— Плохая дорога, — заметил К., чтобы помочь ему.
Но тот сказал только:
— Да, конечно.
Однако, подождав еще, он все же прибавил:
— Если хотите, я вас отвезу на моих санях.
— Сделайте это, пожалуйста, — обрадовался К., — сколько вы за это возьмете?
— Ничего, — сказал мужчина.
К. очень удивился.
— Вы же землемер, — пояснил тот, — и принадлежите к Замку. Вы вообще-то куда хотите ехать?
— В Замок, — быстро сказал К.
— Тогда я не поеду, — тут же заявил мужчина.
— Я ведь принадлежу к Замку, — повторил К. мужчине его собственные слова.
— Может быть, — отозвался тот равнодушно.
— Ну тогда везите меня в трактир, — сказал К.
— Хорошо, — согласился мужчина, — я сейчас выйду с санями.
Во всем этом не ощущалось особого дружелюбия, напротив, скорее это было очень своекорыстное, опасливое, почти педантское стремление убрать куда-нибудь К., чтоб тот не стоял перед домом.
Открылись ворота, и выехали маленькие сани для легкой поклажи, совсем плоские, без какого бы то ни было сиденья, тянула их слабосильная лошаденка, а за санями шел сгорбленный, тщедушный, прихрамывающий человечек с худым болезненно-красным лицом, которое казалось совсем маленьким из-за туго обмотанного вокруг головы шерстяного платка. Он был явно болен и все-таки вылез из дому — только для того, чтобы спровадить отсюда К. К. вскользь высказал что-то в этом роде, но человек отрицательно покачал головой. К. узнал от него только, что он — возница Герштеккер и что взял он эти неудобные сани, потому что они как раз стояли наготове, а вытаскивать другие заняло бы слишком много времени.
— Садитесь, — сказал Герштеккер и указал кнутом назад, на сани.
— Я сяду рядом с вами, — ответил К.
— Я не буду садиться, — сказал Герштеккер.
— Но почему? — спросил К.
— Я не буду садиться, — повторил Герштеккер, и тут на него напал кашель, который так сотрясал его, что ему пришлось расставить для устойчивости ноги, а руками ухватиться за край саней.
К. больше ничего не сказал, сел сзади на сани, кашель понемногу утих, и они поехали.
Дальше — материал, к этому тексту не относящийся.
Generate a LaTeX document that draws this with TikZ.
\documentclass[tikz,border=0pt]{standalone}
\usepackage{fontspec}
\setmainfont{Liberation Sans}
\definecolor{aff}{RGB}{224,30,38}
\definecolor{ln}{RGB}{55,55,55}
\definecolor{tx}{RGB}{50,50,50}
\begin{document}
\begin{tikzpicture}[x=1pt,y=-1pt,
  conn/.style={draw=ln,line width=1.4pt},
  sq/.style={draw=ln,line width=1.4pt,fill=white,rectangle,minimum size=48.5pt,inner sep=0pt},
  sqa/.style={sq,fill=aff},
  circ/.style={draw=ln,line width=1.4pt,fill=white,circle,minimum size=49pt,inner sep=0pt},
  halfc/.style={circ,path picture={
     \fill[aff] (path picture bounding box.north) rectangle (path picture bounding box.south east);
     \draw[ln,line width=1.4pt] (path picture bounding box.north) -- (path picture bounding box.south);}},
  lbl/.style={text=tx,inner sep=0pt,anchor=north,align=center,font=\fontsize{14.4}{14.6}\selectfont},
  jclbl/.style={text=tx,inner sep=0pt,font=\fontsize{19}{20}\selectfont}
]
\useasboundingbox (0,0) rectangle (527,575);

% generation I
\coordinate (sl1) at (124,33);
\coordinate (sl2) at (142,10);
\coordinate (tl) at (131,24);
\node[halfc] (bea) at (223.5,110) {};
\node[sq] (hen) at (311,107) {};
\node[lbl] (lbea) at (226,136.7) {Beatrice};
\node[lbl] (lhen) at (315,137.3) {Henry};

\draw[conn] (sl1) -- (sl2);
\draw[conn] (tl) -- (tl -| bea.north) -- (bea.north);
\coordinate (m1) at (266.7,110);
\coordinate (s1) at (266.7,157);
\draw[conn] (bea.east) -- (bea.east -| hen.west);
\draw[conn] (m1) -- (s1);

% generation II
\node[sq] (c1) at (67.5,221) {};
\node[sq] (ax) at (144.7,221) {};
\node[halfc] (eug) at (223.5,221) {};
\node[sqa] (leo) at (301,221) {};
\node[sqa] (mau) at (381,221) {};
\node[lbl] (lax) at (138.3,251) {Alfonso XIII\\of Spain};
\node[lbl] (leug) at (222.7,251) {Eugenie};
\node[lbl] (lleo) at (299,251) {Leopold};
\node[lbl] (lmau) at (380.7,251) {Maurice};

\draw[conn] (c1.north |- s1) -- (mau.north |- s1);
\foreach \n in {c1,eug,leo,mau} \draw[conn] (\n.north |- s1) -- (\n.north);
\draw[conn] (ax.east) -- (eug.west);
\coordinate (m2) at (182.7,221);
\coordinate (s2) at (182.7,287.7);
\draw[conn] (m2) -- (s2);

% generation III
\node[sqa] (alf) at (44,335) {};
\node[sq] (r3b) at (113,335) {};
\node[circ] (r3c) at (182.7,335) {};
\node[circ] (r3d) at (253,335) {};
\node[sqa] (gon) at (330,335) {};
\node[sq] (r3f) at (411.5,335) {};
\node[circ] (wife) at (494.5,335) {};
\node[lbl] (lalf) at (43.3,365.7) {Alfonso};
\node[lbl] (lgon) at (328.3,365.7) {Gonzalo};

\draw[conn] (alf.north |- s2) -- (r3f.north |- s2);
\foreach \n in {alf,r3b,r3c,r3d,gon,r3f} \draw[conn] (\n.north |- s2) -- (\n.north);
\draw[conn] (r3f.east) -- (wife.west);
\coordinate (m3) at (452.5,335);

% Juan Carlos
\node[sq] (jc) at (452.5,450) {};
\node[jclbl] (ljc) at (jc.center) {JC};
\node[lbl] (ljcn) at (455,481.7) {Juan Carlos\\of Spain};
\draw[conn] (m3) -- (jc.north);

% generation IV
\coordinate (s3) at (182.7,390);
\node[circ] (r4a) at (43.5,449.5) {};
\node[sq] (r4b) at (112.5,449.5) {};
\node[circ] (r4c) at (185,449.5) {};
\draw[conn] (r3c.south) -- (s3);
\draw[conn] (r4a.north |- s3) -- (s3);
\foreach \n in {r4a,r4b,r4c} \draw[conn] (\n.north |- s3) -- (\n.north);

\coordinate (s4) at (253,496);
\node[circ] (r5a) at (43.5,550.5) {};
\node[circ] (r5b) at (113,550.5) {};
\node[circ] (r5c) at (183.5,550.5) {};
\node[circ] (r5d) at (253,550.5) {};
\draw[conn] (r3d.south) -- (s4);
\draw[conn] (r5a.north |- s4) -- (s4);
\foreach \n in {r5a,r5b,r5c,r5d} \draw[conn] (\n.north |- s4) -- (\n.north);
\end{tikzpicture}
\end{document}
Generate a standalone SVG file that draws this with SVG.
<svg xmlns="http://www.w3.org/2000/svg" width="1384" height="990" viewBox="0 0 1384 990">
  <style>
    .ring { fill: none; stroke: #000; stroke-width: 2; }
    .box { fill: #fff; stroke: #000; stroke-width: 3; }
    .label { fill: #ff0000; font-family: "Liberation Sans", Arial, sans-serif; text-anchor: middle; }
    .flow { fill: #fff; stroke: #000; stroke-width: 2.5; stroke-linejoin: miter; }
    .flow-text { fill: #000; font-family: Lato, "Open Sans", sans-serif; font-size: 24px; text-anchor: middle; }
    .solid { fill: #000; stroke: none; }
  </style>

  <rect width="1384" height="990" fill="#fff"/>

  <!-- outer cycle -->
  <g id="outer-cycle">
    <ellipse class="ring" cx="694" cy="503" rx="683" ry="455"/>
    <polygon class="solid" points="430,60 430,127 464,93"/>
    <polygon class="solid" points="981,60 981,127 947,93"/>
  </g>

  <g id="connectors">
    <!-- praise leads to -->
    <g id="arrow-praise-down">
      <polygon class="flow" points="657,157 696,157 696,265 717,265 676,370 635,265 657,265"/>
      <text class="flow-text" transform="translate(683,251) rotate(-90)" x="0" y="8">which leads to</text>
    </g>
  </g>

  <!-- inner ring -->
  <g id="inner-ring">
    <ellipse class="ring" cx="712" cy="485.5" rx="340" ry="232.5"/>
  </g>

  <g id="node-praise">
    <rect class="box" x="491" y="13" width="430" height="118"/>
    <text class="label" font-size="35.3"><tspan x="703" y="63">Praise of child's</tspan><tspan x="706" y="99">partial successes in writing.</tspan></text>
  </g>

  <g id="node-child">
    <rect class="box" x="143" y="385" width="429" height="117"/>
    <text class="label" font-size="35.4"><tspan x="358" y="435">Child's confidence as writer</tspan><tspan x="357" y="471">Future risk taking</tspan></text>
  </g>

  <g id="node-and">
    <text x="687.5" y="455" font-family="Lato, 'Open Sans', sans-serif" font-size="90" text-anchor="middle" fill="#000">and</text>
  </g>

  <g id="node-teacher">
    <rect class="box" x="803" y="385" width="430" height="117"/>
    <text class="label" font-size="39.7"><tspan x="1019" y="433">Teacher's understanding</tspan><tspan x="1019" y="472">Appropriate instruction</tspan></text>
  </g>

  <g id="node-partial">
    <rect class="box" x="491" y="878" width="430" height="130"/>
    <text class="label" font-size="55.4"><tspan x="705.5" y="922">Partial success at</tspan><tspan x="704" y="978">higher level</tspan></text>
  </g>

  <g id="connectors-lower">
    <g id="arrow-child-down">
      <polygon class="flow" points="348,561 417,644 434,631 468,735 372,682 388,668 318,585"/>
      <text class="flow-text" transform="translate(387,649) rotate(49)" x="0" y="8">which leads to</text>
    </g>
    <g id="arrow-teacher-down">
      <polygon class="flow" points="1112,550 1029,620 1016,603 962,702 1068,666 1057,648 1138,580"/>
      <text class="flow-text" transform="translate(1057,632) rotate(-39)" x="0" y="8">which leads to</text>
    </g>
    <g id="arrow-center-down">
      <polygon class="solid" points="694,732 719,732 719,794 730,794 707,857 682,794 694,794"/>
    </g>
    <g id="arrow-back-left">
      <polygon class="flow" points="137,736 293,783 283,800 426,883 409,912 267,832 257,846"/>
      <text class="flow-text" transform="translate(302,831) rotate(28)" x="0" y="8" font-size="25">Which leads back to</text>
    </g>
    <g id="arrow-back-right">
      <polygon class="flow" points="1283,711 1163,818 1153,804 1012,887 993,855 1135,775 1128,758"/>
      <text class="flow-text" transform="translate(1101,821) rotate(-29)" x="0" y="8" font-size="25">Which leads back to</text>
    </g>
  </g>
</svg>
Этот Замок там, наверху (удивительно уже потемневший), до которого К. надеялся добраться еще сегодня, вновь удалялся. И словно подавая ему какой-то знак к их временному расставанию, там зазвонил колокол — радостный, торопливый колокольный звон, от которого, пусть на одно только мгновение, так сжималось сердце, словно угрожало ему — ибо и боль была в этом звоне — исполнение того, о чем неясно оно тосковало. Но вскоре большой колокол умолк и его сменил маленький, звонивший слабо и однообразно, — может быть, еще наверху, а может быть, уже и в деревне. Этот перезвон, впрочем, больше подходил к медленному движению саней и к жалкому, но непреклонному вознице.